I have had the pleasure over the years of reading Dick Yarbrough columns in the Gwinnett Daily Post, which have all been excellent, and agreeing with him on most all things. How did he get so smart? I want to comment on the column ("Some parting thoughts on the 10th anniversary of 9/11," Sept. 17, 6A).

I think I know how the revisionists will transform the events of 9/11, much as it has already started. It will become George Bush's fault and his "misguided" war. I can hear it now. I cringe to wonder what would have happened had we not gone into Afghanistan. The Taliban, who sheltered bin Laden, and al-Qaeda, who perpetrated terrorism on America for years, were the cause of this war; not the American people or George Bush. They wanted a fight, begged for a fight, declared war on the U.S., finally slaughtered 3,000 innocent people, and Bush gave them a fight. There were no more successful terrorist attacks on American soil during the eight years of President Bush, only the one he "inherited" from the previous administration (See the 9/11 Commission Report).

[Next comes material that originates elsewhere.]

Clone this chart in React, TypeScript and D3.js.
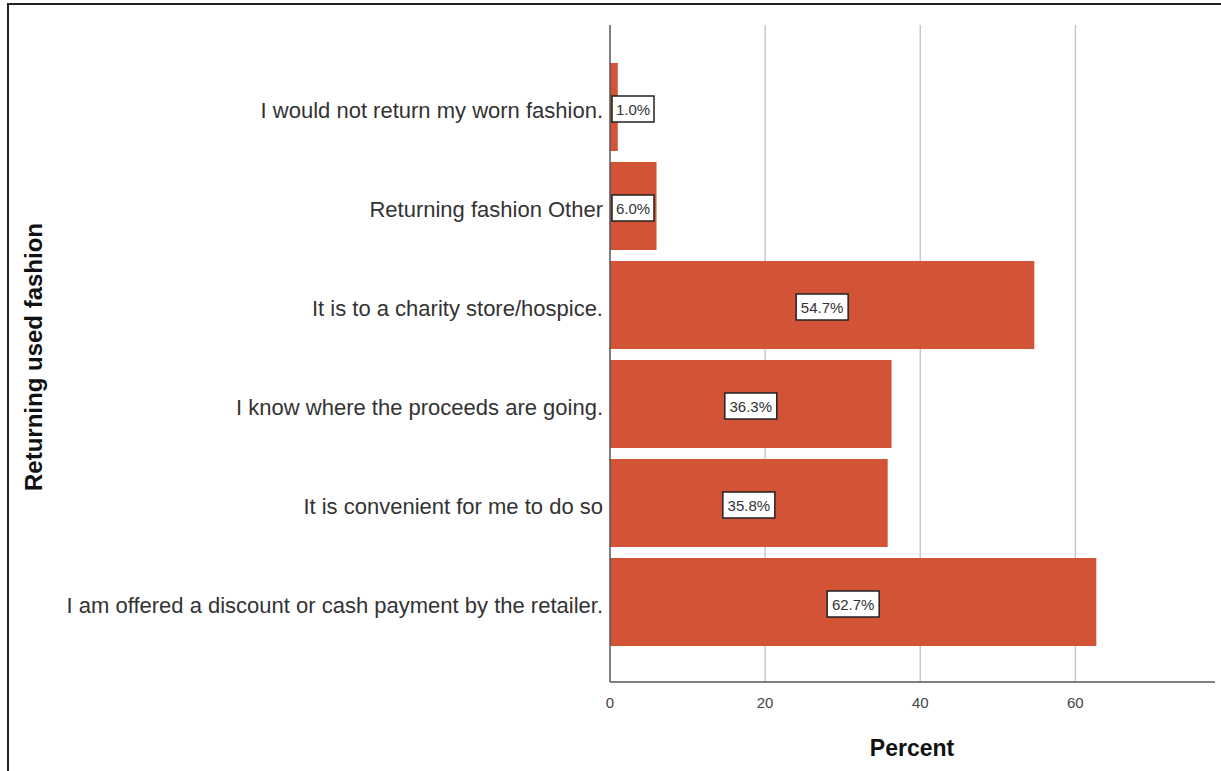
import React from "react";
import * as d3 from "d3";

const categories = [
  "I would not return my worn fashion.",
  "Returning fashion Other",
  "It is to a charity store/hospice.",
  "I know where the proceeds are going.",
  "It is convenient for me to do so",
  "I am offered a discount or cash payment by the retailer.",
];
const percents = [1.0, 6.0, 54.7, 36.3, 35.8, 62.7];
const xTicks = [0, 20, 40, 60];

const W = 1221;
const H = 771;

export default function App() {
  const x = d3.scaleLinear().domain([0, 78]).range([610, 1215]);
  const y = d3
    .scaleBand<string>()
    .domain(categories)
    .range([57.5, 651.5])
    .paddingInner(0.111)
    .paddingOuter(0.0555);
  const axisTop = 25;
  const axisY = 682;
  const font = "'Liberation Sans', Arial, sans-serif";
  const bw = y.bandwidth();

  return (
    <svg
      width={W}
      height={H}
      style={{ position: "absolute", left: 0, top: 0, background: "#fff" }}
      fontFamily={font}
    >
      <rect x={8} y={4} width={W + 20} height={H + 20} fill="#fff" stroke="#222" strokeWidth={2} />
      {/* grid lines */}
      {xTicks.filter((t) => t > 0).map((t) => (
        <line key={t} x1={x(t)} x2={x(t)} y1={axisTop} y2={axisY} stroke="#c8c8c8" strokeWidth={1.5} />
      ))}
      {/* bars */}
      {categories.map((c, i) => (
        <rect key={c} x={x(0)} y={y(c)} width={x(percents[i]) - x(0)} height={bw} fill="#d25335" />
      ))}
      {/* axes */}
      <line x1={x(0)} x2={x(0)} y1={axisTop} y2={axisY} stroke="#555" strokeWidth={1.5} />
      <line x1={x(0)} x2={x(78)} y1={axisY} y2={axisY} stroke="#555" strokeWidth={1.5} />
      {xTicks.map((t) => (
        <text key={t} x={x(t)} y={708} textAnchor="middle" fontSize={15} fill="#444">
          {t}
        </text>
      ))}
      {/* category labels */}
      {categories.map((c) => (
        <text
          key={c}
          x={603}
          y={(y(c) as number) + bw / 2 + 11}
          textAnchor="end"
          fontSize={22}
          fill="#333"
        >
          {c}
        </text>
      ))}
      {/* data labels */}
      {categories.map((c, i) => {
        const label = percents[i].toFixed(1) + "%";
        const bwid = label.length > 4 ? 52 : 42;
        const barW = x(percents[i]) - x(0);
        const cx = barW > bwid + 10 ? x(0) + barW / 2 : x(0) + 2 + bwid / 2;
        const cy = (y(c) as number) + bw / 2 + 2;
        return (
          <g key={c}>
            <rect x={cx - bwid / 2} y={cy - 13} width={bwid} height={26} fill="#fff" stroke="#222" strokeWidth={1.5} />
            <text x={cx} y={cy + 5.5} textAnchor="middle" fontSize={15} fill="#333">
              {label}
            </text>
          </g>
        );
      })}
      {/* axis titles */}
      <text x={912} y={756} textAnchor="middle" fontSize={23} fontWeight="bold" fill="#111">
        Percent
      </text>
      <text
        transform={`translate(42,357) rotate(-90)`}
        textAnchor="middle"
        fontSize={24}
        fontWeight="bold"
        fill="#111"
      >
        Returning used fashion
      </text>
    </svg>
  );
}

To me it's disgusting that the likes of Bill Maher and Ted Turner are even allowed to be citizens here, a country they seem to despise; and I wonder what our founders would have said, had these philosophies happened in their day. They spew, and others too, their venom for the country that made them what they are. It reminds me of the hatred I heard during the Vietnam conflict. I would gladly buy them a ticket to Pyongyang, one way. I know, that's not Christian; but I have such a hard time with that turn-the-other-cheek-everytime thing.

I grew up in the '50s, and now I have a much better vision of "the good ol' days," not the "colored" water fountains or the back-of-the-bus stuff, but the other stuff: few divorces, hardly any teen pregnancies, gay meant "happy," and you didn't have to lock your cars. Kids wore their pants around their waist. You know. In this day of narcissism, the "i" phone seems so appropriate.

Thanks for publishing this letter; and maybe it will make some people think, at least those who read. There are less of those every day.